When we ran our local business, we had an elderly customer, a small woman who drove a pickup.  After her truck was serviced, and she paid, she would always offer me a bookmark.  The bookmark was a hand-crocheted cross.  She never forced it on me.  She would say something like, “If I might give this to you.”  I always said, yes, and I kept them where I could see them throughout the day, so I could remember that goodness exists.

                When Garey and I rescued Brother and Sister cats, I questioned the timing of finding motherless kittens when we did.  We were in the throes of training new owners to take over our business.  Garey and I would rotate coming home during the day to give the kittens their bottles.  When I got home from work, I felt like my brains had been sucked out, and all I wanted to do was stare at the wall in complete silence.  Instead, I came home to crying kittens, ready to be fed their supper.  After they were fed, however, they would curl up on my lap, with their arms around one another then go to sleep purring happily.  I don’t know if I’ve ever known that particular brand of peace.  It was pure.  When I think about that time, I always remember one of my favorite quotes: “Our greatest need is not to be loved.  Our greatest need is to love.”

                In the current social climate, it is a challenge to keep a positive attitude afloat.  One of the ways I keep things in perspective is by looking back.  Not at the good things, but the negative things that have happened, and the attitudes about those negative things at the time.  Nearly eighty-one years ago, my grandmother, on my father’s side, gave birth to her youngest child, Helen, on December 7th, 1941—the day Pearl Harbor was bombed.  She said she and those around her felt like the world had ended…but it didn’t.

                Forty years ago, country singer, Merle Haggard, believed our country was rolling downhill like a snowball headed for hell.  I know that for a fact, because he said so in his number one hit, “Are the Good Times Really Over.” 

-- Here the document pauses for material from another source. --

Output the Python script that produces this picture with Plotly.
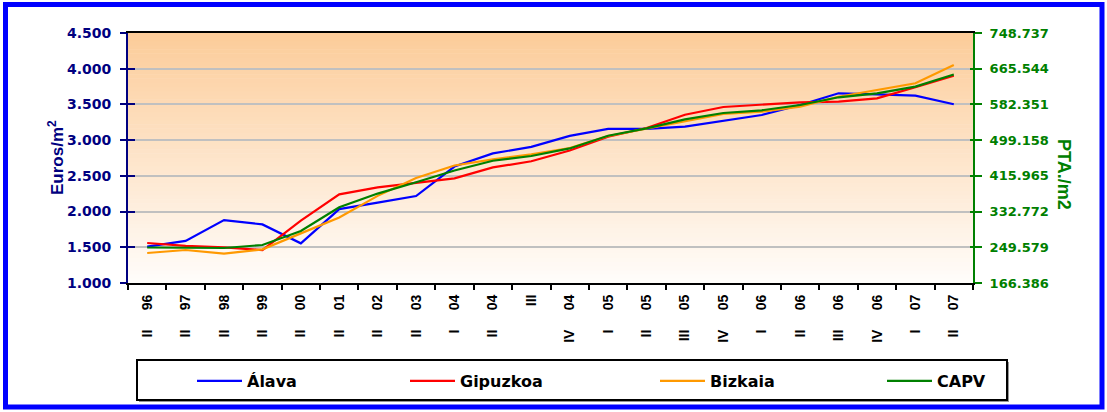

                Some have been quick to blame the condition of our country on young people and their disrespect for authority.  “The children now love luxury; they have bad manners, contempt for authority; they show disrespect for elders and love chatter in place of exercise.  Children are now tyrants… They contradict their parents…and tyrannize their teachers.”  Does that sentiment sound familiar?  You know who said it?  The Greek philosopher, Socrates, who lived between 470 to 399 BC.

                Solomon was right.  There is nothing new under the sun, but I’ve learned if you pay attention to past naysayers, it puts today in perspective.  One of my favorite fb posts this month was posted by a teacher who found goodness right there in her classroom: “Awesome 2nd day!  The highlight of my day…I was walking around talking to individual students, and a girl said, “Ms. Craig, my Mama told me you love Jesus.  I said, “I sure do” and she smiled so big and said, “I do too.”  Absolutely precious!

(Ms. Craig’s quote used by permission)

One of my friends said to me once, “They told me that couldn’t be done.”  (We were discussing some change she wanted to make to her house.)

“The world is full of naysayers,” I said.

“Yes, and I’ve known every one of them,” she said.

Together, we made the improvement to her house, in spite of what the naysayers said.

I believe the same about goodness.  Together, we can find goodness, in spite of what the naysayers say.  Goodness exists.